Photos for the album’s artwork were taken from the band’s live shows. The album cover features a photo of Eddie taken at a venue called The Complex before the group had the name One Last Wish. The back of the album features a collage of photos from a 1986 show in September at Chevy Chase Community Center. The album insert includes photos from the recording sessions at Inner Ear Studios in 1986 and of Guy when the band performed at the 9:30 Club opening for Screaming Blue Messiahs. 

After the disbanding Picciotto, Canty and Janney reunited, wanting to put something together that was less constructed, featured more improvision, and felt loose. From this, early songs from Happy Go Licky would form with the group planning to just be a three-piece. A few months later, former Rites of Spring bassist Mike Fellows joined back with the three, rounding out the group. Picciotto said it was “basically Rites of Spring all over again but with different songs, name, and sound.”

Picciotto reflected on the band’s active period:

“Looking back, it is hard for me to believe how much creativity was going on. We all had jobs, were going to school, and doing music full-on so life was just packed. In 1986, I was in 3 different bands: Rites of Spring, One Last Wish, and Happy Go Licky (not even counting side projects like the Brief Weeds). That was a lot of songs/ideas/lyrics to crank out in just one year. I think it was just a product of being young, living together communally, and just being inspired by all the music that was being made in DC at that time. It was just a very fertile moment.”

As a record, 1986 was ahead of its time. It is 23 minutes of well-crafted tunes rooted in hardcore and emo. Hampton’s guitar layering is on another level throughout the entire record. Janney’s bass parts are extremely catchy, especially in the opening track “Hide” and the third track “Break To Broken.” Canty’s drums are driving but not overpowering.
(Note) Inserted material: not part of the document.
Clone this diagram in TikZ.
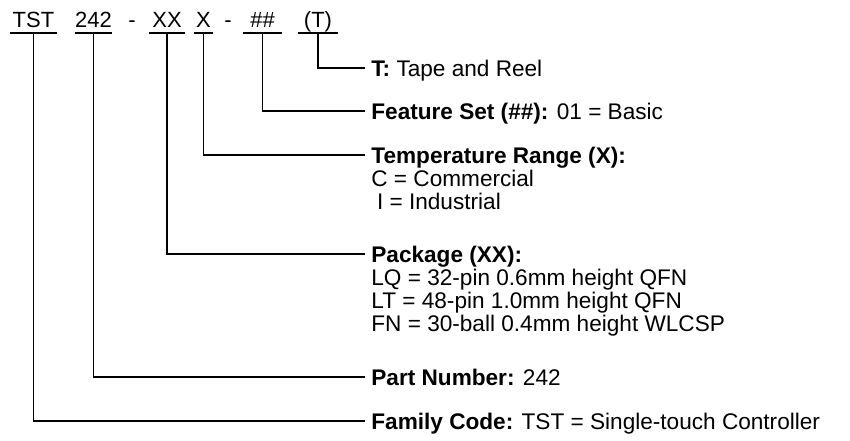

Picciotto’s vocals are harsh, but necessarily harsh, perfectly complementing the lyrics. I love the vocals and lyrics on “Loss Like A Seed” and “This Time.” “This Time” is a favorite due to the ever-present backing vocals that delve into the theme of not having a voice and wondering if you ever had a voice to begin with.

When listening to this record, it’s easy to see how the sound featured throughout, and from similar bands, would inspire both the emo and hardcore genre. Picciotto expressed gratitude for the influence records like 1986 and others from Dischord and D.C. have:

“The fact that some people still get something from the music is obviously wonderful – be that a large or small number,” he said. “At the time we were just focused on the task at hand, and we weren’t projecting into the future or even really much farther than to our immediate circle in Washington DC. I didn’t start touring regularly until I joined Fugazi in 1987 so my mindset in 1986 was very localized and it was never a careerist one. I was just making music with my friends for our friends. That the music still resonates with some people now in some small ways is great, but it is only able to happen because Dischord was there to document it and to make it available to people. That is the great service that local labels that support local scenes do – they provide an opportunity for people to discover something that could have easily have disappeared without a trace.”